Theoretically, the same is true if the employee loses—the employer would then be entitled to reimbursement for defending the case. As a practical matter, most employees don’t have enough money to pay if they lose.
But what if the case is championed by the EEOC and the agency loses? Surely it has the money to reimburse the employer it dragged into court.
Fat chance you’ll recoup those costs, if this recent Minnesota case is any indication.
Recent case: After James Edstrom’s job offer was rescinded when his potential employer learned he was deaf, he went to the EEOC. The agency filed an ADA lawsuit against the company.

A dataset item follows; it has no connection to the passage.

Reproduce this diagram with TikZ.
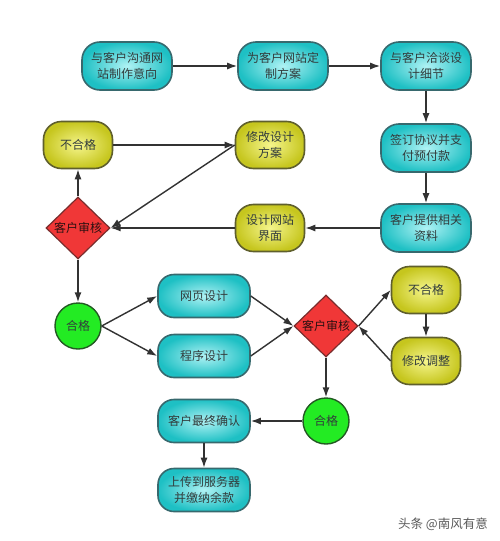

The case went to trial and after six days, the jury concluded the company hadn’t violated the ADA.
The company then asked the court to order the EEOC to pay more than $500,000 in legal fees.
The court refused to do so. It reasoned that the EEOC is a public agency that is supposed to push the envelope in enforcing the nation’s employment laws.
Therefore, even if the claims are uncertain and it loses, the court said, the EEOC is still performing an important function. To make it pay the employer in this case would cut into its litigation war chest and might mean other employees would not get the help they need challenging their employers’ actions. (EEOC v. Hibbing Taconite, No. 09-729, DC MN, 2010)
Final note: The company said its attorneys spent more than 2,000 hours defending the case. Those costs—plus the chance the employee might win—show why preventing lawsuits should be your No. 1 goal.